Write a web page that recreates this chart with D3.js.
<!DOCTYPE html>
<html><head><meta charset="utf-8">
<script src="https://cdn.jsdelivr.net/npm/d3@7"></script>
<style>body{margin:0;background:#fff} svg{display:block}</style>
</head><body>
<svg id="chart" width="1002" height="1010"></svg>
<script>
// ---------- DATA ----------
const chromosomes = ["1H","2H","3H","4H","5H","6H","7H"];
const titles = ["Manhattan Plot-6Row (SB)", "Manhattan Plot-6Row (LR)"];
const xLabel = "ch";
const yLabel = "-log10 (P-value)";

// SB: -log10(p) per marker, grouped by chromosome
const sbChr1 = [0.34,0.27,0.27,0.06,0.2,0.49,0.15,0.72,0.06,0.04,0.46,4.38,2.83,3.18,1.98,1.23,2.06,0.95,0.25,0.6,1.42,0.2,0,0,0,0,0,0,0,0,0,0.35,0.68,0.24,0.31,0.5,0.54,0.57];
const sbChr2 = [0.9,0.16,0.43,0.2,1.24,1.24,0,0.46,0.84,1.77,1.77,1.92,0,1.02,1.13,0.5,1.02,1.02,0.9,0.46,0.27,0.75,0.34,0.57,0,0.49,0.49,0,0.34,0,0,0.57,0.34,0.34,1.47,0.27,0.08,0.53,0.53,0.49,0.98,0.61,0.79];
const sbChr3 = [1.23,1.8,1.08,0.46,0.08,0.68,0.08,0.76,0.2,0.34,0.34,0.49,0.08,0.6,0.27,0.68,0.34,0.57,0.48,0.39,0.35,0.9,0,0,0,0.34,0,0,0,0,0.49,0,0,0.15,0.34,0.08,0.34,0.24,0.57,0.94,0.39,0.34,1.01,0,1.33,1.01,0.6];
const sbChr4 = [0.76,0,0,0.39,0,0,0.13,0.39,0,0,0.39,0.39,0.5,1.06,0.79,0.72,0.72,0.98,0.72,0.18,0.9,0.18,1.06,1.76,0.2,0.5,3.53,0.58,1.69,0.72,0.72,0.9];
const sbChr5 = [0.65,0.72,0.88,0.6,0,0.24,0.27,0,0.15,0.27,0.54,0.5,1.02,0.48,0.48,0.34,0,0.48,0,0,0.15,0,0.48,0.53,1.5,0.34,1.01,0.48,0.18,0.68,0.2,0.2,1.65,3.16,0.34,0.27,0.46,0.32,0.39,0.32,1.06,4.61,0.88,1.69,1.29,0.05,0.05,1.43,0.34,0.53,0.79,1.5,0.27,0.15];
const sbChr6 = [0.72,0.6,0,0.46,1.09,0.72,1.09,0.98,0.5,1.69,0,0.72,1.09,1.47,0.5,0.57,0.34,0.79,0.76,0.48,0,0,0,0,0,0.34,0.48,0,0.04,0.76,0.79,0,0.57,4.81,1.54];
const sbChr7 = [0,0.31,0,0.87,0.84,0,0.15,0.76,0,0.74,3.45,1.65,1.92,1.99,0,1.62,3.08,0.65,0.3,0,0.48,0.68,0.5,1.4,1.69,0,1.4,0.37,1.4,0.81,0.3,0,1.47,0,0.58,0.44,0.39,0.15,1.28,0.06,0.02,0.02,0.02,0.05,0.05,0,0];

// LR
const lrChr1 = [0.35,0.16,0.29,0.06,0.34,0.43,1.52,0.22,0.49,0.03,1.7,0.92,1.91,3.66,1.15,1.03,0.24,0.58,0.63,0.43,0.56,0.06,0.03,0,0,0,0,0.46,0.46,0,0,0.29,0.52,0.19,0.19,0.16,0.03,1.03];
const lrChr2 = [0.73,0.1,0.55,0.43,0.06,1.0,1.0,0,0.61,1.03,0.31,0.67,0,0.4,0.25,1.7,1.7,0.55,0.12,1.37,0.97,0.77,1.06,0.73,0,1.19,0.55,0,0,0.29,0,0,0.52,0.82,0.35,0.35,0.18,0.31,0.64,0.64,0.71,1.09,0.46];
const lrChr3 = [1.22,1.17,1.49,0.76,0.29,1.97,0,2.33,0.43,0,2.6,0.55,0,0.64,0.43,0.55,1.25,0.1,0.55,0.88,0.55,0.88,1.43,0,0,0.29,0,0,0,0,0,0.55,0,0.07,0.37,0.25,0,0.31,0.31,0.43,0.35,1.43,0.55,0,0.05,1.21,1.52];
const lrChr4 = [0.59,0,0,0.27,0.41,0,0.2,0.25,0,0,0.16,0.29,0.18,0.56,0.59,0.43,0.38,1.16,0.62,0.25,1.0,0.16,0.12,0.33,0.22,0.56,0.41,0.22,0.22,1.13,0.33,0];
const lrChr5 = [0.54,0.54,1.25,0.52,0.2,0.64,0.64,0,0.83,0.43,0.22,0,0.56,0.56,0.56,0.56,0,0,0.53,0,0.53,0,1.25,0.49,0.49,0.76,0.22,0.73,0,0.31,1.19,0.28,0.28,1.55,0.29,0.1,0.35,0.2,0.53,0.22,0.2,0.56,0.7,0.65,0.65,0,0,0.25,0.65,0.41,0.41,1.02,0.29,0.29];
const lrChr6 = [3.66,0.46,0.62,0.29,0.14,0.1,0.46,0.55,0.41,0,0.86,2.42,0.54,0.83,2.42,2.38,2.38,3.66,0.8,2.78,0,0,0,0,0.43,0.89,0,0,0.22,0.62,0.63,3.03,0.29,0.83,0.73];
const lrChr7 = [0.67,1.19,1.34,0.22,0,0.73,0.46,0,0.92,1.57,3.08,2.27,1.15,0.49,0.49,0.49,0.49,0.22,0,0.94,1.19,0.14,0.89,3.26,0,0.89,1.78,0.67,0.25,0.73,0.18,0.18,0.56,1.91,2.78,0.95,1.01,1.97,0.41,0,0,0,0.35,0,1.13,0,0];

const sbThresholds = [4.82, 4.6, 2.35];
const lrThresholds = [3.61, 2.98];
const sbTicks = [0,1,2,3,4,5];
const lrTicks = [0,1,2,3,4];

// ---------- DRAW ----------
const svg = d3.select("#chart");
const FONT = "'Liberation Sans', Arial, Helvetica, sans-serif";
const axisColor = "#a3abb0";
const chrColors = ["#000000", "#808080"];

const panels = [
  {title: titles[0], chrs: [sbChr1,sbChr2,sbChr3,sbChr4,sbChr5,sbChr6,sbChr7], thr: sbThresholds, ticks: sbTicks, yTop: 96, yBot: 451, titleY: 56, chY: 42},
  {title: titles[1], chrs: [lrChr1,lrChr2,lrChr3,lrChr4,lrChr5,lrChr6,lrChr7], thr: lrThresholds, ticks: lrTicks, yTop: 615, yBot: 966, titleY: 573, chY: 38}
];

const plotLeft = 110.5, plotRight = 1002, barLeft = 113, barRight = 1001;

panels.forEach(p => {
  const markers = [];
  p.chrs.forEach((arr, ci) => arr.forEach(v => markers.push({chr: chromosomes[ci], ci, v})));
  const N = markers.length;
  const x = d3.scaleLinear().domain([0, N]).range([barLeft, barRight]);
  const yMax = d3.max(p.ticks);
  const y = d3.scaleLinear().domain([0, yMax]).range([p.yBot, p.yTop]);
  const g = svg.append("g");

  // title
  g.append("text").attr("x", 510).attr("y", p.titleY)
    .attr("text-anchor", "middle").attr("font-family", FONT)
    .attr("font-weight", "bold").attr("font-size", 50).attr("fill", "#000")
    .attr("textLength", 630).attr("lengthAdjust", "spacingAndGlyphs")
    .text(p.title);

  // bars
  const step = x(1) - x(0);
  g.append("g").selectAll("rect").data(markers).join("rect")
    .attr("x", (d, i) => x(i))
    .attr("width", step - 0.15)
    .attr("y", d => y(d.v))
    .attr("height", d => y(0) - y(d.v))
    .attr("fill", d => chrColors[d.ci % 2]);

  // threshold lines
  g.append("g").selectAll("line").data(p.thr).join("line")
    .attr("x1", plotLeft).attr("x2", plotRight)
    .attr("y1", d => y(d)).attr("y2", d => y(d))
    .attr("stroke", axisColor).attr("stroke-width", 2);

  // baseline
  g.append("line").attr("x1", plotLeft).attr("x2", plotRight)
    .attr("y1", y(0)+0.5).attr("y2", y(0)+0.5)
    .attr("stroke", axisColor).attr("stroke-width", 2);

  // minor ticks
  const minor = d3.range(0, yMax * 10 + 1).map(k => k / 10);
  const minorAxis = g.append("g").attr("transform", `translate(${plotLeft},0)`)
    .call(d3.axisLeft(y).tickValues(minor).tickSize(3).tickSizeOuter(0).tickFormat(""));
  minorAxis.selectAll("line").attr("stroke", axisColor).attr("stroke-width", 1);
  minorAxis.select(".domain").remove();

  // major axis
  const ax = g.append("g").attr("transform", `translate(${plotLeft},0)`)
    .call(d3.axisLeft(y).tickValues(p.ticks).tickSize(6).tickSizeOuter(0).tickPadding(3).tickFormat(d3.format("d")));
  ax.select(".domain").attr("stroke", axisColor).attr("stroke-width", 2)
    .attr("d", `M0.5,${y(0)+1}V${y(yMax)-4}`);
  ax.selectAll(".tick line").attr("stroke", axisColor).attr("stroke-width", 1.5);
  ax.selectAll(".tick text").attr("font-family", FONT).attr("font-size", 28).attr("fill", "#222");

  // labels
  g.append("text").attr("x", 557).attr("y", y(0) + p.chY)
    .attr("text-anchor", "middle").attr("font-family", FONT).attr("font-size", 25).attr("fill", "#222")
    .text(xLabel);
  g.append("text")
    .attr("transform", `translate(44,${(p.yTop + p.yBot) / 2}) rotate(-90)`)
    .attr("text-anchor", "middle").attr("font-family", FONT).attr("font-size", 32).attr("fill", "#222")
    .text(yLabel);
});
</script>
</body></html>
- - -
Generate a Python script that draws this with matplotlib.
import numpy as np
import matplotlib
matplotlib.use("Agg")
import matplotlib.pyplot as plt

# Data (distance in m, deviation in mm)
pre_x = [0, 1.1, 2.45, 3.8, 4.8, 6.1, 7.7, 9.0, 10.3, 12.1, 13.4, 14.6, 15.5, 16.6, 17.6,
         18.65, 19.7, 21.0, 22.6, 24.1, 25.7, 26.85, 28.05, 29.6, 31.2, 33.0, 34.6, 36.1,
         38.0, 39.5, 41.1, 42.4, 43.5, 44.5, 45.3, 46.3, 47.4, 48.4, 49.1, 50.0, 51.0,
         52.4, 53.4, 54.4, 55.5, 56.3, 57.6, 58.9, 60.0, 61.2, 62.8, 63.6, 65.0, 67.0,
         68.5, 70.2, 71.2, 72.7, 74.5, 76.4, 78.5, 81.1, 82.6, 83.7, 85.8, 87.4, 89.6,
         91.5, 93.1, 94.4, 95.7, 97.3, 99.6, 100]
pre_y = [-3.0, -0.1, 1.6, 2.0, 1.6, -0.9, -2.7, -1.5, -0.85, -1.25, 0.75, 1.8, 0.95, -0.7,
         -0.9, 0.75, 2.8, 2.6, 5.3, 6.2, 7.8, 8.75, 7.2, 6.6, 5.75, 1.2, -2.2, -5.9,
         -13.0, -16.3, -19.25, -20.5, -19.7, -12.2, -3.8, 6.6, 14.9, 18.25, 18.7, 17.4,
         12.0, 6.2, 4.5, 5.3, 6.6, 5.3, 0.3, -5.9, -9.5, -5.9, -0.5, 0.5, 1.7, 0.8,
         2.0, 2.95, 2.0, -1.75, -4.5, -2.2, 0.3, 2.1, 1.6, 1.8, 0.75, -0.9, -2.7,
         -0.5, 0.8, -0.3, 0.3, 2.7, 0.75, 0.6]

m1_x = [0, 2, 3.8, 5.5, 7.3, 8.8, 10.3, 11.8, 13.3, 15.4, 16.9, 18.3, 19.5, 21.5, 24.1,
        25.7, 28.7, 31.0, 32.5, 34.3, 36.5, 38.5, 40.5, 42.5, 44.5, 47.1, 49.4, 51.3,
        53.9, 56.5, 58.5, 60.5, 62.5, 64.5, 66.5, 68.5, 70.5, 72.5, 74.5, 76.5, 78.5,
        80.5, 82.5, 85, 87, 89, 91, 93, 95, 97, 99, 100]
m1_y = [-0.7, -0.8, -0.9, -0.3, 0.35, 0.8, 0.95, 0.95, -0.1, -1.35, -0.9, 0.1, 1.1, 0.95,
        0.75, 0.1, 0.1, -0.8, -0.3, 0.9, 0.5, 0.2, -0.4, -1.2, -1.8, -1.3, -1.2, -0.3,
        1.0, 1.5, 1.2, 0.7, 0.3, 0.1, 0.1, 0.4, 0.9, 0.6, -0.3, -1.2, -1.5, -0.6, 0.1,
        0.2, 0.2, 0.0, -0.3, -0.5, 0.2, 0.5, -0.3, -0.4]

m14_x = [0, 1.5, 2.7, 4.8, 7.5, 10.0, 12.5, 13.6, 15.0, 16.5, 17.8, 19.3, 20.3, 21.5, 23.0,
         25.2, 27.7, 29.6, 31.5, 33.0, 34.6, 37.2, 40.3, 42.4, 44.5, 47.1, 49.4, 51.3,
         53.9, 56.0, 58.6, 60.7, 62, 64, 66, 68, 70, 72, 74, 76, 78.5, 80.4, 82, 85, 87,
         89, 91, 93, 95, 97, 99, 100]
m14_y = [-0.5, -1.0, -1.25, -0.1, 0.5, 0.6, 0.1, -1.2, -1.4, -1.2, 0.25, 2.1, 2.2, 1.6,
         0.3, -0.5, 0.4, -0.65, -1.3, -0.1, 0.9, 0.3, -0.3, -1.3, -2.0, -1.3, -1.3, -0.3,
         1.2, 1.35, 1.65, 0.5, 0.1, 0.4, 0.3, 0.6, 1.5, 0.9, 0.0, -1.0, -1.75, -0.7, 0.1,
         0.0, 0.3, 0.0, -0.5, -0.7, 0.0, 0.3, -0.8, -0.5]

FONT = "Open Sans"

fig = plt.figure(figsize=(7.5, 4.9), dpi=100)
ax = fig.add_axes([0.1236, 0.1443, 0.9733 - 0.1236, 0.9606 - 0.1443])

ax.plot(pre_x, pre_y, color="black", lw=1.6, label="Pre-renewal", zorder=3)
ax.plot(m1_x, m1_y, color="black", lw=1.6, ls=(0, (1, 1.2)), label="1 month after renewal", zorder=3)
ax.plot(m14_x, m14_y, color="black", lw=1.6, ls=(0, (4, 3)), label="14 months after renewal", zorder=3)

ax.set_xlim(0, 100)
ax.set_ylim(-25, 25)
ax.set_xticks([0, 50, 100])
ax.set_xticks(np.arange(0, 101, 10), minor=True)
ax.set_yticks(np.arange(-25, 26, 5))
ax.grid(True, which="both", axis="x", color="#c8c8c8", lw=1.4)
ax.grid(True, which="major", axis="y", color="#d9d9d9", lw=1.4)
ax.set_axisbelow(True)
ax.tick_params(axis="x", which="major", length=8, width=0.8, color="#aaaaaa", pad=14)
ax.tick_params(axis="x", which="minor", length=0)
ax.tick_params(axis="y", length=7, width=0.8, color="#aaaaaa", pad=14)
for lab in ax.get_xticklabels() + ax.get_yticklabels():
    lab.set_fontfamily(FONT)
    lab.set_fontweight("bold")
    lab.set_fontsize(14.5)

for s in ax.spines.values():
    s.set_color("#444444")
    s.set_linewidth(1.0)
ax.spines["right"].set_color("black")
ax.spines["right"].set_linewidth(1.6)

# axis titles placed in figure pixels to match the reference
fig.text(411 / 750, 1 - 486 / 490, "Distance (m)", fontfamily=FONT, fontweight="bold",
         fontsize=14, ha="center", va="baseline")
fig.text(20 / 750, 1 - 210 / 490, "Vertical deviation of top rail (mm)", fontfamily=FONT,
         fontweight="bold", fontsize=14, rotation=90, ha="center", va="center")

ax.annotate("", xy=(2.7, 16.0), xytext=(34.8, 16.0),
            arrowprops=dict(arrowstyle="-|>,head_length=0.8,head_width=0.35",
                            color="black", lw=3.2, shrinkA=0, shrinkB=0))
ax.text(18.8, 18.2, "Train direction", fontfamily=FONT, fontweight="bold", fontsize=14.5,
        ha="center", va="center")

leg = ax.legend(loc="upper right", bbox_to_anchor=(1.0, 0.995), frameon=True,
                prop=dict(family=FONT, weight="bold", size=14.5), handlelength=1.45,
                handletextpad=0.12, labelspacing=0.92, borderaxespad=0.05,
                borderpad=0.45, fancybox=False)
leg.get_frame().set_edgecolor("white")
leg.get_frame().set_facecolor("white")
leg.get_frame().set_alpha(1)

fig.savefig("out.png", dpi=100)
- - -
Task to carry out:
Identify the lines that hold the word "script". Copy every one of them.

Response:
<script src="https://cdn.jsdelivr.net/npm/d3@7"></script>
<script>
</script>
Generate a Python script that draws this with matplotlib.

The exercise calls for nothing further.